Mining Knowledge from Data
Contemporary information systems contain limitless volumes of data. Valuable knowledge is hidden in these data under the form of trends, regularities, correlations, and outliers. Traditional querying models utilized by database systems or data warehouses are not sufficient to extract this knowledge. The value of the data can be greatly increased by adding means to automatically discover useful knowledge from large volumes of gathered data. Recent advances in data capture and data harvesting further increase the amount of data which are continuously loaded into contemporary database systems. Unfortunately, the advances in data gathering techniques are not followed by the increased ability to process and utilize the data. The amount of data to be processed grows quicker than the ability to process it. Therefore, advanced systems are required to automatically process very large amounts of data and acquire useful knowledge from the data self-reliantly. Data mining is the discipline which aims at “…the discovery and extraction of useful, previously unknown, non-trivial, and ultimately understandable patterns from large databases and data warehouses” (Fayyad, Piatetsky-Shapiro, Smyth, & Uthurusamy, 1996). Also brings together databases, decision support systems, machine learning, artificial intelligence, statistics, data visualization, and several other disciplines. Data mining uses different models of knowledge to present patterns discovered in raw data. These models include, but are not limited to, association rules, cyclic rules, characteristic and discriminant rules, classifiers, decision trees, sequential patterns, clusters, time series, and outliers. In parallel, numerous algorithms have been developed to discover and maintain patterns.

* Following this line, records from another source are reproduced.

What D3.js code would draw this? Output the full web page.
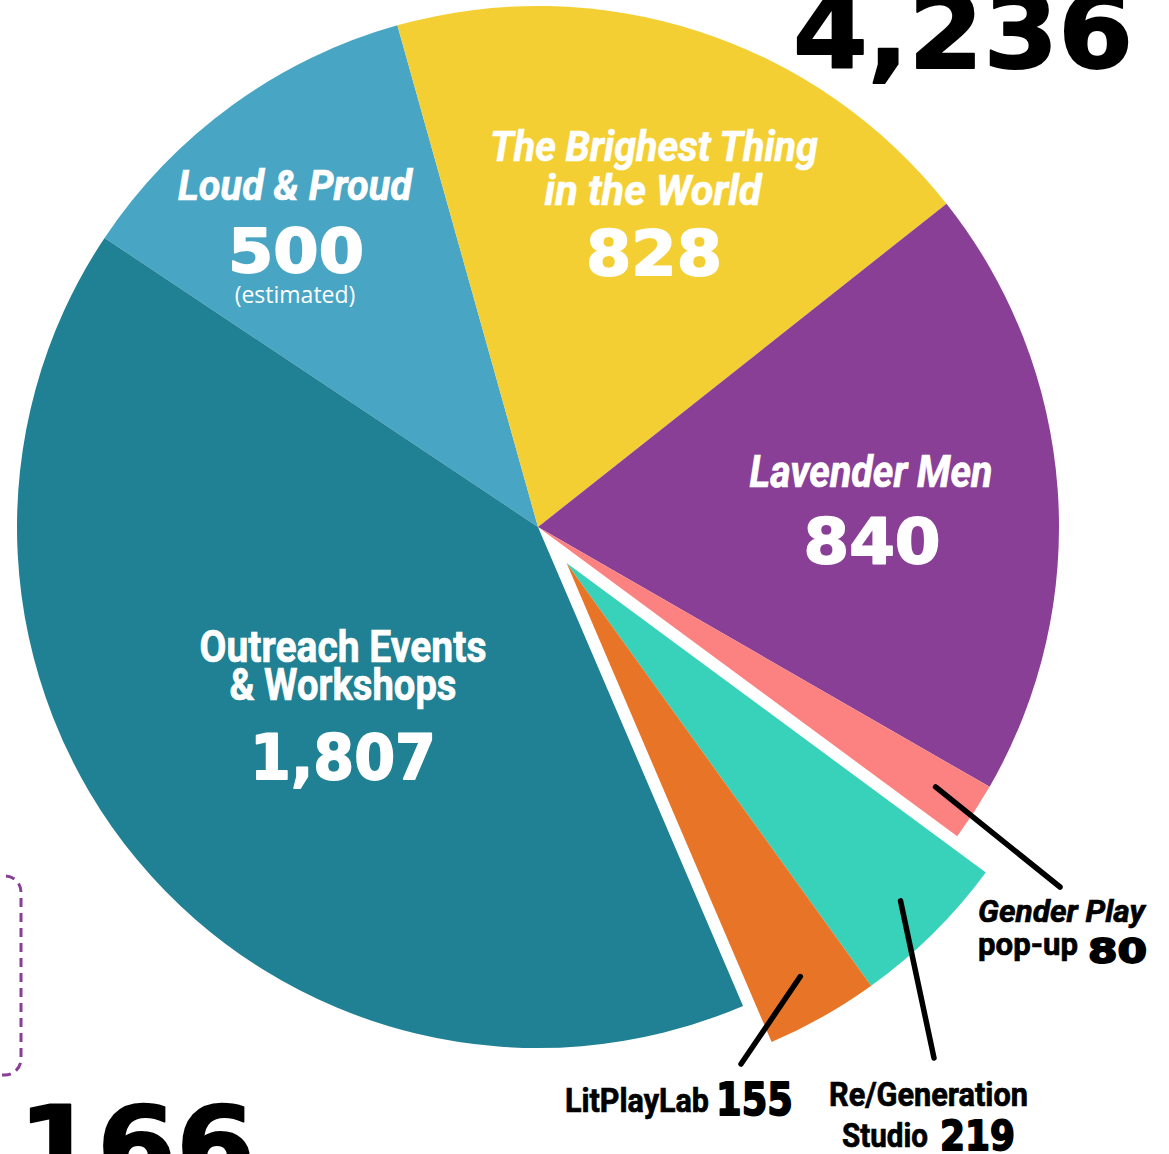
<html><head>
<meta charset="utf-8">
<title>Attendance by program</title>
<script type="text/javascript" src="https://d3js.org/d3.v7.min.js"></script>
<style>
  body { margin: 0; background: #fff; }
  svg { display: block; }
  .title { font-family: Roboto, "Liberation Sans", sans-serif; font-weight: bold; stroke-width: 0.7px; }
  .num { font-family: "DejaVu Sans", sans-serif; font-weight: bold; stroke-width: 1.8px; stroke-linejoin: round; }
</style>
</head>
<body>
<div id="chart"></div>
<script>

// data
var programs = ["Loud & Proud", "The Brighest Thing in the World", "Lavender Men",
                "Gender Play pop-up", "Re/Generation Studio", "LitPlayLab",
                "Outreach Events & Workshops"];
var attendance = [500, 828, 840, 80, 219, 155, 1807];
var valueLabels = ["500", "828", "840", "80", "219", "155", "1,807"];
var sliceColors = ["#48a5c4", "#f4cf34", "#883f95", "#fb8280", "#37d2b9", "#e87527", "#1f8193"];
var exploded = [false, false, false, false, true, true, false];
var headlineTotal = "4,236";
var otherTotal = "166";

// layout
var W = 1169, H = 1154;
var cx = 538, cy = 527, R = 521;
var startDeg = -56.3;   // where Loud & Proud begins
var explode = 46;

var svg = d3.select("#chart")
  .append("svg")
    .attr("width", W)
    .attr("height", H);

var pie = d3.pie()
    .sort(null)
    .value(function(d) { return d; })
    .startAngle(startDeg * Math.PI / 180)
    .endAngle(startDeg * Math.PI / 180 + 2 * Math.PI);

var arcs = pie(attendance);

var arc = d3.arc()
    .innerRadius(0)
    .outerRadius(R);

// exploded group (regen + litplay) moves out along its shared mid angle
var grp = arcs.filter(function(d, i) { return exploded[i]; });
var grpMid = (grp[0].startAngle + grp[grp.length - 1].endAngle) / 2;
var offX = explode * Math.sin(grpMid);
var offY = -explode * Math.cos(grpMid);

function sliceOffset(i) {
  return exploded[i] ? [offX, offY] : [0, 0];
}

var g = svg.append("g")
    .attr("transform", "translate(" + cx + "," + cy + ")");

g.selectAll("path.slice")
  .data(arcs)
  .enter().append("path")
    .attr("class", "slice")
    .attr("fill", function(d, i) { return sliceColors[i]; })
    .attr("transform", function(d, i) {
      var o = sliceOffset(i);
      return "translate(" + o[0] + "," + o[1] + ")";
    })
    .attr("d", arc);

// leader lines for the small slices
var leaderR = 475;
var leaderEnds = { 3: [1060, 887], 4: [934, 1058], 5: [741, 1064] };
Object.keys(leaderEnds).forEach(function(k) {
  var i = +k, d = arcs[i];
  var mid = (d.startAngle + d.endAngle) / 2;
  var o = sliceOffset(i);
  var x0 = cx + o[0] + leaderR * Math.sin(mid);
  var y0 = cy + o[1] - leaderR * Math.cos(mid);
  svg.append("line")
    .attr("x1", x0).attr("y1", y0)
    .attr("x2", leaderEnds[k][0]).attr("y2", leaderEnds[k][1])
    .attr("stroke", "#000")
    .attr("stroke-width", 5.5)
    .attr("stroke-linecap", "round");
});

// text squeezed / stretched to the width it has in the poster
function fitText(cls, x, y, txt, size, width, opts) {
  opts = opts || {};
  var col = opts.fill || "#fff";
  var t = svg.append("text")
    .attr("class", cls)
    .attr("text-anchor", opts.anchor || "middle")
    .style("font-size", size + "px")
    .style("font-style", opts.italic ? "italic" : "normal")
    .attr("fill", col)
    .attr("stroke", col)
    .text(txt);
  var sx = width / t.node().getComputedTextLength();
  t.attr("transform", "translate(" + x + "," + y + ") scale(" + sx + ",1)");
  return t;
}
var ink = { fill: "#000", anchor: "start" };

// inside labels
fitText("title", 295, 200, "Loud & Proud", 42, 234, { italic: true });
fitText("num", 296, 272, valueLabels[0], 60, 136);
svg.append("text")
  .attr("x", 295).attr("y", 303)
  .attr("text-anchor", "middle")
  .style("font-family", "'Open Sans', 'Noto Sans', sans-serif")
  .style("font-size", "23px")
  .attr("fill", "#fff")
  .text("(estimated)");

fitText("title", 654, 161, "The Brighest Thing", 43, 328, { italic: true });
fitText("title", 653, 205, "in the World", 43, 217, { italic: true });
fitText("num", 654, 275, valueLabels[1], 62, 136);

fitText("title", 871, 487, "Lavender Men", 45, 243, { italic: true });
fitText("num", 872, 563, valueLabels[2], 62, 137);

fitText("title", 343, 662, "Outreach Events", 44, 287);
fitText("title", 343, 700, "& Workshops", 44, 227);
fitText("num", 343, 779, valueLabels[6], 63, 186);

// outside labels
fitText("title", 978, 922, "Gender Play", 32, 167, { italic: true, fill: "#000", anchor: "start" });
fitText("title", 978, 955, "pop-up", 32, 100, ink);
fitText("num", 1088, 963, valueLabels[3], 34, 59, ink);

fitText("title", 565, 1112, "LitPlayLab", 34, 144, ink);
fitText("num", 716, 1115, valueLabels[5], 44, 77, ink);

fitText("title", 829, 1106, "Re/Generation", 33, 199, ink);
fitText("title", 842, 1147, "Studio", 33, 86, ink);
fitText("num", 940, 1150, valueLabels[4], 40, 75, ink);

// neighbouring bits of the infographic
fitText("num", 793, 68, headlineTotal, 104, 340, ink);
fitText("num", 18, 1184, otherTotal, 108, 237, ink);

svg.append("rect")
  .attr("x", -40).attr("y", 876)
  .attr("width", 61).attr("height", 199)
  .attr("rx", 16).attr("ry", 16)
  .attr("fill", "none")
  .attr("stroke", "#883f95")
  .attr("stroke-width", 3)
  .attr("stroke-dasharray", "9,6");

</script>
</body></html>
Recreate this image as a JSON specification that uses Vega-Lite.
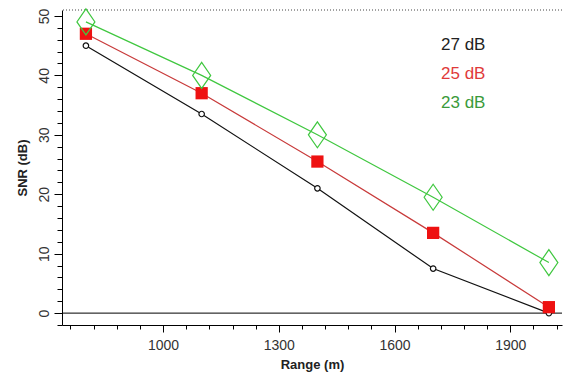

Data mining methods can be generally divided into two classes: Predictive tasks and Descriptive tasks. Predictive tasks apply algorithms and techniques to discover hidden patterns in the data and, based on discovered regularities, to provide predictive information which can be used to infer unknown values of attributes or to forecast future behavior. An example of a predictive task is the identification of target customer groups, customer retention analysis, prediction of the future behavior of customers, etc. Descriptive tasks aim at the discovery of patterns which can be used to describe the existing data concisely and to capture general data properties. A typical example of a descriptive task is the discovery of similar customer groups, the discovery of groups of products often purchased together, or the identification of outliers in a dataset. A data mining technique used to discover the hidden knowledge in social structures formed in online Internet forum communities is presented in this chapter.